The winner will receive an amazing prize package including a two-night luxury stay and four-course dinner for two at Bannisters boutique hotel in Mollymook and a $100 Sydney Fish Market voucher!

Our Facebook friends can not only enter the competition via the Facebook app but also vote for their favourite dishes. The 'People's Choice' dish will take home a stack of signed Rick Stein books and a $100 Sydney Fish Market voucher.

Judging will be based on originality, visual appeal, produce and passion, not simply technical ability because as Rick says, “A recipe should be a tune in which you can sing your own tune”.

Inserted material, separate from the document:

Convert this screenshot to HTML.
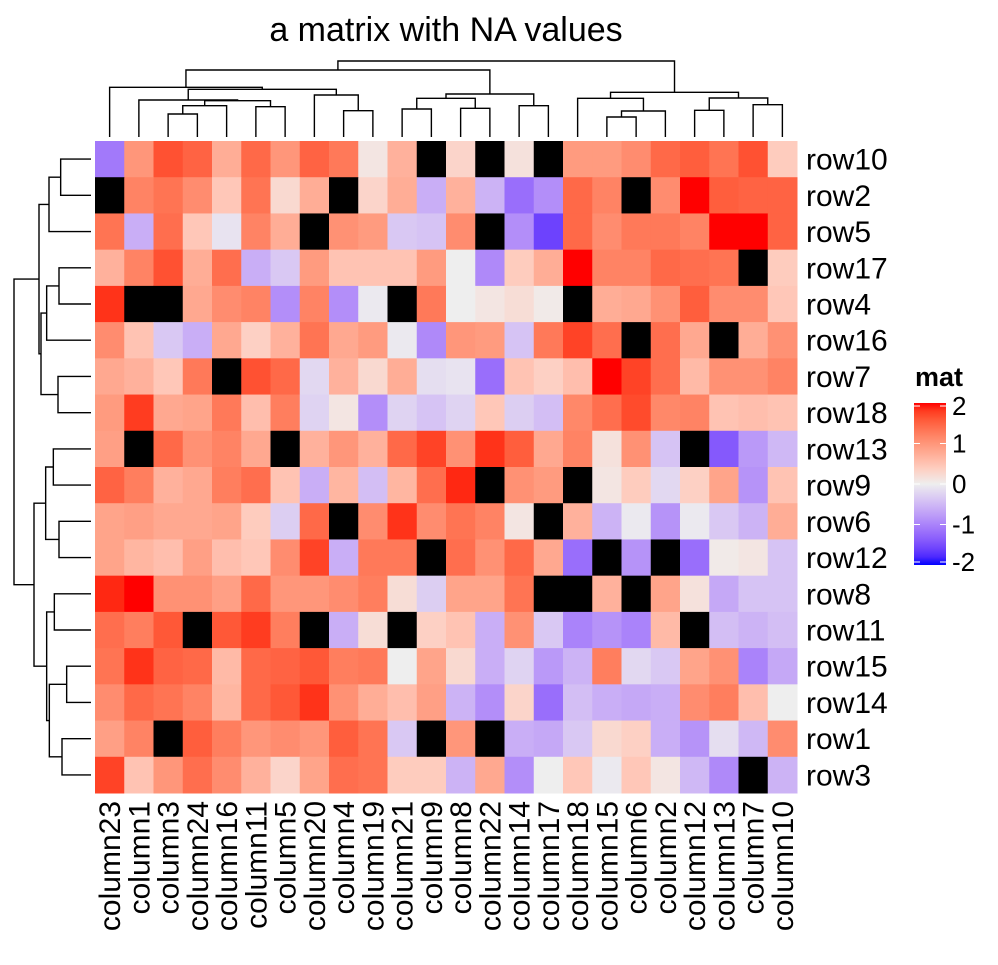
<!DOCTYPE html>
<html><head><meta charset="utf-8"><style>
body{margin:0;background:#fff;}
svg text{font-family:"Liberation Sans",Arial,sans-serif;}
</style></head><body>
<svg id="chart" width="998" height="960" viewBox="0 0 998 960" xmlns="http://www.w3.org/2000/svg">
<text x="446" y="41" font-size="34" text-anchor="middle">a matrix with NA values</text>
<g id="cells"></g>
<g id="coldend"></g>
<g id="rowdend"></g>
<g id="rowlabels"></g>
<g id="collabels"></g>
<g id="legend">
<text x="915" y="386" font-size="27" font-weight="bold">mat</text>
<defs><linearGradient id="lg" x1="0" y1="1" x2="0" y2="0"></linearGradient></defs>
<rect x="914" y="403" width="32" height="162" fill="url(#lg)"/>
</g>
</svg>
<script>
const rowNames=["row10","row2","row5","row17","row4","row16","row7","row18","row13","row9","row6","row12","row8","row11","row15","row14","row1","row3"];
const colNames=["column23","column1","column3","column24","column16","column11","column5","column20","column4","column19","column21","column9","column8","column22","column14","column17","column18","column15","column6","column2","column12","column13","column7","column10"];
const N=null;
const values=[
[-1.1,1.0,1.65,1.5,0.75,1.45,1.0,1.5, 1.3,0.1,0.7,N,0.3,N,0.15,N, 0.95,0.95,1.1,1.45,1.55,1.35,1.65,0.4],
[N,1.2,1.35,1.1,0.45,1.35,0.25,0.75, N,0.3,0.75,-0.6,0.7,-0.55,-1.2,-0.9, 1.45,1.2,N,1.1,2.0,1.55,1.5,1.5],
[1.35,-0.6,1.4,0.45,-0.1,1.2,0.75,N, 1.05,0.95,-0.35,-0.4,1.1,N,-0.9,-1.6, 1.45,1.1,1.3,1.3,1.2,2.0,2.0,1.5],
[0.7,1.2,1.65,0.75,1.4,-0.6,-0.35,0.95, 0.5,0.5,0.5,0.95,0.0,-0.95,0.4,0.75, 2.0,1.2,1.2,1.45,1.4,1.35,N,0.4],
[1.85,N,N,0.8,1.1,1.2,-0.9,1.2, -0.9,-0.05,N,1.3,0.0,0.1,0.2,0.05, N,0.75,0.8,1.05,1.55,1.1,1.1,0.45],
[1.1,0.5,-0.35,-0.6,0.8,0.35,0.7,1.35, 0.8,0.95,-0.05,-0.95,1.0,0.95,-0.4,1.3, 1.75,1.4,N,1.4,0.8,N,0.75,1.05],
[0.8,0.7,0.45,1.3,N,1.65,1.45,-0.2, 0.7,0.25,0.75,-0.15,-0.1,-1.2,0.5,0.35, 0.55,2.0,1.75,1.4,0.6,1.05,1.05,1.2],
[0.95,1.8,0.8,0.85,1.3,0.55,1.25,-0.25, 0.1,-0.9,-0.25,-0.4,-0.25,0.45,-0.3,-0.45, 1.15,1.4,1.7,1.15,1.2,0.5,0.55,0.5],
[0.9,N,1.45,1.05,1.2,0.8,N,0.7, 1.0,0.7,1.45,1.75,1.05,1.85,1.55,0.8, 1.2,0.15,1.05,-0.4,N,-1.4,-0.8,-0.5],
[1.5,1.25,0.7,0.8,1.25,1.4,0.5,-0.6, 0.65,-0.45,0.65,1.4,1.9,N,1.05,0.95, N,0.1,0.4,-0.2,0.35,0.85,-0.85,0.5],
[0.85,0.9,0.8,0.8,0.85,0.4,-0.3,1.45, N,1.1,1.85,1.1,1.35,1.2,0.1,N, 0.7,-0.55,-0.05,-0.85,-0.05,-0.35,-0.55,0.75],
[0.85,0.65,0.55,0.9,0.55,0.45,1.1,1.75, -0.6,1.3,1.3,N,1.4,1.05,1.45,0.8, -1.2,N,-0.85,N,-1.2,0.05,0.1,-0.4],
[1.9,2.0,1.05,1.05,0.9,1.45,1.0,1.0, 1.1,1.25,0.2,-0.3,0.85,0.85,1.35,N, N,0.7,N,0.85,0.15,-0.65,-0.4,-0.4],
[1.4,1.25,1.6,N,1.6,1.8,1.25,N, -0.6,0.2,N,0.35,0.5,-0.6,1.05,-0.35, -1.0,-0.85,-1.0,0.6,N,-0.45,-0.55,-0.45],
[1.35,1.85,1.5,1.45,0.6,1.45,1.5,1.6, 1.25,1.3,0.0,0.85,0.25,-0.6,-0.25,-0.8, -0.55,1.25,-0.2,-0.35,0.85,1.05,-1.0,-0.65],
[1.1,1.45,1.35,1.2,0.65,1.45,1.6,1.85, 1.05,0.75,0.55,0.9,-0.55,-0.9,0.3,-1.2, -0.45,-0.6,-0.65,-0.6,1.1,1.25,0.55,0.0],
[0.9,1.2,N,1.55,1.25,1.0,1.1,1.0, 1.55,1.35,-0.35,N,1.0,N,-0.6,-0.65, -0.35,0.25,0.35,-0.6,-0.85,-0.15,-0.5,1.1],
[1.75,0.5,1.0,1.4,1.1,0.7,0.3,0.85, 1.4,1.35,0.4,0.4,-0.55,0.8,-0.9,0.0, 0.45,-0.05,0.45,0.1,-0.5,-0.95,N,-0.55]
];
const legendTicks=[2,1,0,-1,-2];
const colMerges=[[2,3,177],["m0",4,152],[5,6,155],["m1","m2",137],[1,"m3",135],[8,9,167],[7,"m5",120],["m4","m6",103],[0,"m7",97],[10,11,162],[12,13,160],["m9","m10",130],[14,15,152],["m11","m12",117],["m8","m13",45],[17,18,186],["m15",19,168],[16,"m16",130],[20,21,166],[22,23,149],["m18","m19",129],["m17","m20",112],["m14","m21",18]];
const rowMerges=[[0,1,182],["m0",2,147],[3,4,177],["m2",5,140],[6,7,174],["m3","m4",123],["m1","m5",117],[8,9,160],[10,11,177],["m7","m8",137],[12,13,163],[14,15,200],[16,17,186],["m11","m12",148],["m10","m13",140],["m9","m14",102],["m6","m15",42]];

const X0=95,X1=797,Y0=141,Y1=793;
const cw=(X1-X0)/colNames.length, rh=(Y1-Y0)/rowNames.length;
const xOf=j=>X0+j*cw, yOf=i=>Y0+i*rh;
const NS="http://www.w3.org/2000/svg";
function mk(t,a,p){const e=document.createElementNS(NS,t);for(const k in a)e.setAttribute(k,a[k]);p.appendChild(e);return e;}
function s2l(c){c/=255;return c<=0.04045?c/12.92:Math.pow((c+0.055)/1.055,2.4);}
function l2s(c){c=c<=0.0031308?12.92*c:1.055*Math.pow(c,1/2.4)-0.055;return Math.max(0,Math.min(255,Math.round(c*255)));}
function toLab(r,g,b){r=s2l(r);g=s2l(g);b=s2l(b);let X=(0.4124*r+0.3576*g+0.1805*b)/0.95047,Y=0.2126*r+0.7152*g+0.0722*b,Z=(0.0193*r+0.1192*g+0.9505*b)/1.08883;const f=t=>t>0.008856?Math.cbrt(t):7.787*t+16/116;X=f(X);Y=f(Y);Z=f(Z);return[116*Y-16,500*(X-Y),200*(Y-Z)];}
function fromLab(L,a,b){let Y=(L+16)/116,X=a/500+Y,Z=Y-b/200;const fi=t=>t*t*t>0.008856?t*t*t:(t-16/116)/7.787;X=fi(X)*0.95047;Y=fi(Y);Z=fi(Z)*1.08883;const r=3.2406*X-1.5372*Y-0.4986*Z,g=-0.9689*X+1.8758*Y+0.0415*Z,bb=0.0557*X-0.2040*Y+1.0570*Z;return`rgb(${l2s(r)},${l2s(g)},${l2s(bb)})`;}
const cB=toLab(0,0,255),cW=toLab(238,238,238),cR=toLab(255,0,0);
function col(v){v=Math.max(-2,Math.min(2,v));let a,b,t;if(v>=0){a=cW;b=cR;t=v/2;}else{a=cW;b=cB;t=-v/2;}return fromLab(a[0]+(b[0]-a[0])*t,a[1]+(b[1]-a[1])*t,a[2]+(b[2]-a[2])*t);}

const cells=document.getElementById('cells');
values.forEach((row,i)=>row.forEach((v,j)=>{
  const r=mk('rect',{x:xOf(j),y:yOf(i),width:cw+0.5,height:rh+0.5,fill:v===null?'#000':col(v)},cells);
  
  
}));
const rl=document.getElementById('rowlabels');
rowNames.forEach((n,i)=>{const t=mk('text',{x:806,y:yOf(i)+rh/2+10.5,'font-size':30},rl);t.textContent=n;
  
  });
const cl=document.getElementById('collabels');
colNames.forEach((n,j)=>{const cx=xOf(j)+cw/2+10.5;const t=mk('text',{x:0,y:0,'font-size':30,'text-anchor':'end',transform:`translate(${cx},801) rotate(-90)`},cl);t.textContent=n;
  
  });

function drawDend(merges,g,leafPos,hToPx,vertical){
  const pos=[],hgt=[];
  const get=k=>typeof k==='number'?[leafPos(k),null]:[pos[+k.slice(1)],hgt[+k.slice(1)]];
  merges.forEach((m,idx)=>{
    const [pa,ha]=get(m[0]),[pb,hb]=get(m[1]);const h=hToPx(m[2]);
    const la=ha===null?(vertical?137:91):ha, lb=hb===null?(vertical?137:91):hb;
    const d=vertical?`M${pa},${la}V${h}H${pb}V${lb}`:`M${la},${pa}H${h}V${pb}H${lb}`;
    const p=mk('path',{d:d,fill:'none',stroke:'#000','stroke-width':1.4},g);
    
    
    pos[idx]=(pa+pb)/2;hgt[idx]=h;
  });
}
drawDend(colMerges,document.getElementById('coldend'),j=>xOf(j)+cw/2,z=>55+z/3,true);
drawDend(rowMerges,document.getElementById('rowdend'),i=>yOf(i)+rh/2,z=>z/3,false);

const lg=document.getElementById('lg');
for(let k=0;k<=20;k++){const v=-2+4*k/20;mk('stop',{offset:(k/20),'stop-color':col(v)},lg);}
const leg=document.getElementById('legend');
legendTicks.forEach(v=>{const y=403+(2-v)/4*162;const yy=Math.min(Math.max(y,406),562);
  mk('line',{x1:914,x2:920,y1:yy,y2:yy,stroke:'#fff','stroke-width':1},leg);
  mk('line',{x1:940,x2:946,y1:yy,y2:yy,stroke:'#fff','stroke-width':1},leg);
  const t=mk('text',{x:952,y:yy+9,'font-size':26},leg);t.textContent=v;
  
  });
</script>
</body></html>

For more information and competition terms and conditions please see

Application for Recreational Use of a Commercial Vessel

With the Easter holiday period approaching we would like to remind fishers that if you wish to use your vessel in a recreational capacity, you will need to apply for a Recreational Use Exemption.

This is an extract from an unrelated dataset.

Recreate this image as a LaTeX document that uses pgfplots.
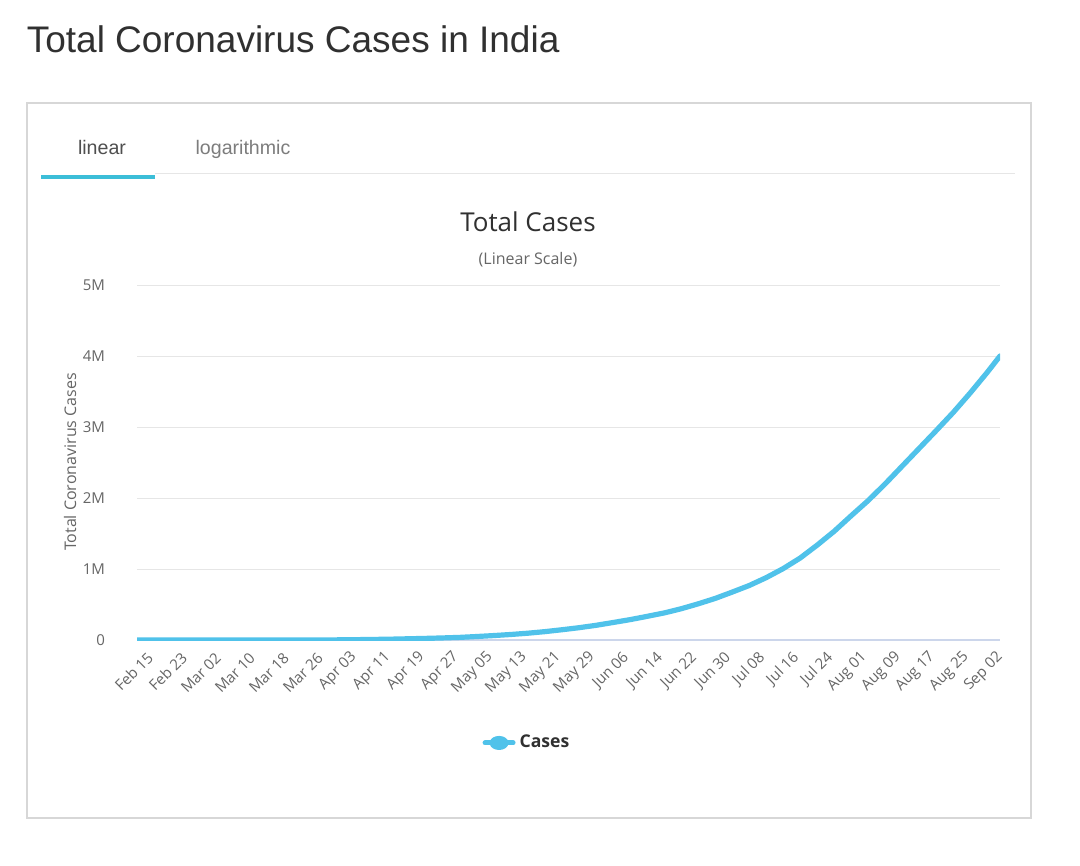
\documentclass[border=0pt]{standalone}
\usepackage{fontspec}
\setmainfont{Open Sans}
\newfontfamily\titlefont{Liberation Sans}
\usepackage{pgfplots}
\pgfplotsset{compat=1.18}
\definecolor{linecyan}{RGB}{80,194,234}
\definecolor{tabcyan}{RGB}{60,190,216}
\definecolor{titlegray}{RGB}{48,48,48}
\definecolor{textgray}{RGB}{102,102,102}
\definecolor{boxgray}{RGB}{215,215,215}
\definecolor{gridgray}{RGB}{230,230,230}
\definecolor{axisgray}{RGB}{204,214,235}

\pgfplotstableread{
day cases
0 3
8 3
15 3
16 5
20 31
24 62
28 102
32 171
36 374
40 727
44 1251
48 2567
52 5351
56 8446
60 12370
64 17615
68 23039
72 29451
76 37257
80 49436
84 62939
88 78055
92 96169
96 118226
100 144950
104 173491
108 207191
112 246628
116 287155
120 333008
124 381091
128 440215
132 509446
136 585493
140 674825
144 767296
148 878254
152 1005637
156 1154917
160 1336861
164 1531669
168 1750723
172 1964536
176 2200000
180 2450000
184 2700000
188 2950000
192 3205000
196 3480000
200 3770000
203 4000000
}\indiacases

\begin{document}
\begin{tikzpicture}
\path[use as bounding box, fill=white] (0pt,0pt) rectangle (540pt,-433pt);
% page title
\node[anchor=base west, inner sep=0, font=\titlefont\fontsize{18.5}{22}\selectfont, text=titlegray] at (13.2pt,-26.5pt) {Total Coronavirus Cases in India};
% frame
\draw[boxgray, line width=0.6pt] (13.5pt,-51.5pt) rectangle (515.5pt,-409pt);
% tabs
\node[anchor=base, inner sep=0, font=\titlefont\fontsize{9.8}{12}\selectfont, text=titlegray!85] at (51pt,-77.5pt) {linear};
\node[anchor=base, inner sep=0, font=\titlefont\fontsize{9.8}{12}\selectfont, text=textgray!85] at (121.5pt,-77.5pt) {logarithmic};
\draw[gridgray, line width=0.5pt] (77.5pt,-87pt) -- (507.5pt,-87pt);
\draw[tabcyan, line width=2pt] (20.5pt,-88.5pt) -- (77.5pt,-88.5pt);
% chart title
\node[anchor=base, inner sep=0, font=\fontsize{13}{15}\selectfont, text=titlegray] at (264pt,-116pt) {Total Cases};
\node[anchor=base, inner sep=0, font=\fontsize{8}{10}\selectfont, text=textgray] at (264pt,-132pt) {(Linear Scale)};
% y label
\node[rotate=90, inner sep=0, font=\fontsize{8}{10}\selectfont, text=textgray] at (35pt,-231pt) {Total Coronavirus Cases};

\begin{axis}[
  at={(68.5pt,-320pt)}, anchor=south west,
  scale only axis, width=431.5pt, height=177.5pt,
  xmin=0, xmax=203, ymin=0, ymax=5000000,
  axis line style={draw=none},
  axis x line*=bottom,
  x axis line style={draw=axisgray, line width=0.6pt},
  ymajorgrids, grid style={gridgray, line width=0.5pt},
  major tick length=0pt,
  scaled y ticks=false,
  ytick={0,1000000,2000000,3000000,4000000,5000000},
  yticklabels={0,1M,2M,3M,4M,5M},
  yticklabel style={font=\fontsize{7.5}{9}\selectfont, text=textgray, anchor=east, xshift=-12.5pt},
  xtick={0,8,...,200},
  xticklabels={Feb 15,Feb 23,Mar 02,Mar 10,Mar 18,Mar 26,Apr 03,Apr 11,Apr 19,Apr 27,May 05,May 13,May 21,May 29,Jun 06,Jun 14,Jun 22,Jun 30,Jul 08,Jul 16,Jul 24,Aug 01,Aug 09,Aug 17,Aug 25,Sep 02},
  xticklabel style={font=\fontsize{7.5}{9}\selectfont, text=textgray, rotate=45, anchor=east, yshift=-10pt, xshift=0.5pt, inner sep=1pt},
  legend style={at={(axis description cs:0.453,-0.29)}, anchor=center, draw=none, fill=none,
    font=\bfseries\fontsize{8.8}{10}\selectfont, text=titlegray},
  legend image code/.code={\draw[line width=2.5pt, linecyan] (0pt,0pt) -- (14pt,0pt); \fill[linecyan] (7pt,0pt) ellipse (3.4pt and 2.2pt);},
]
\addplot[linecyan, line width=2.6pt, line join=round, line cap=round] table[x=day, y=cases] {\indiacases};
\addlegendentry{Cases}
\end{axis}
\end{tikzpicture}
\end{document}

If you do not have a current permit, and would like to apply for one, you can access the necessary forms from the AMSA website.
The necessary form is labelled as: EX04 – Recreational Use Exemption Application / Permit.
For information on how to complete the form please contact NSW Roads & Maritime Service on (02) 9563 8400.
Once completed, post the form to: Commercial Vessels, Roads & Maritime Services, locked bag 5100, Camperdown NSW 4150.

Staff news

Farewell Fiona, welcome Kirrily
Sydney Fish Market farewells Sydney Seafood School operations manager, Fiona Thistlewait who finished up at SFM in January after five years with the company. Fiona has left to pursue a career in hospitality teaching at Loretto Kirribilli. SFM wishes Fiona all the best. Following Fiona’s departure, SFM would like to welcome Kirrily La Rosa (pictured) who joined SFM in January as the new Sydney Seafood School operations manager. Kirrily has an extensive background in the food industry where the majority of her experience is in food publishing. Kirrily worked for Australian Woman’s Weekly for four years, then moved to television where she worked as a producer for Ready Steady Cook. Kirrily then worked as a freelance recipe writer/photography chef for seven years for various big-name publications. 
Goodbye Liz
Sydney Fish Market farewells another Sydney Seafood School staff member, Liz Patchett who left us in February. Liz was also with SFM for five years in the role of executive assistant to Sydney Seafood School general manager Roberta Muir. Liz is very passionate about food so her new career venture as reservations manager for renowned fine dining restaurant Sepia is very well suited to her. SSS will be welcoming Liz’s replacement in the next few weeks. All the very best Liz!. 
Goodbye Natasha
Last month, we farewelled supply department office assistant Natasha Price who had been with SFM for two years. Natasha started her tenure at SFM as a Sydney Seafood School staff member but was re-appointed to the Supply Department in early 2013. Natasha’s bubbly personality will be sorely missed at SFM and we wish her all the very best in her new career as a workers compensation case manager at Allianz Insurance. Following Natasha’s resignation, Alex Stollznow was internally appointed to a similar role within the Supply Department as tour guide and administration support.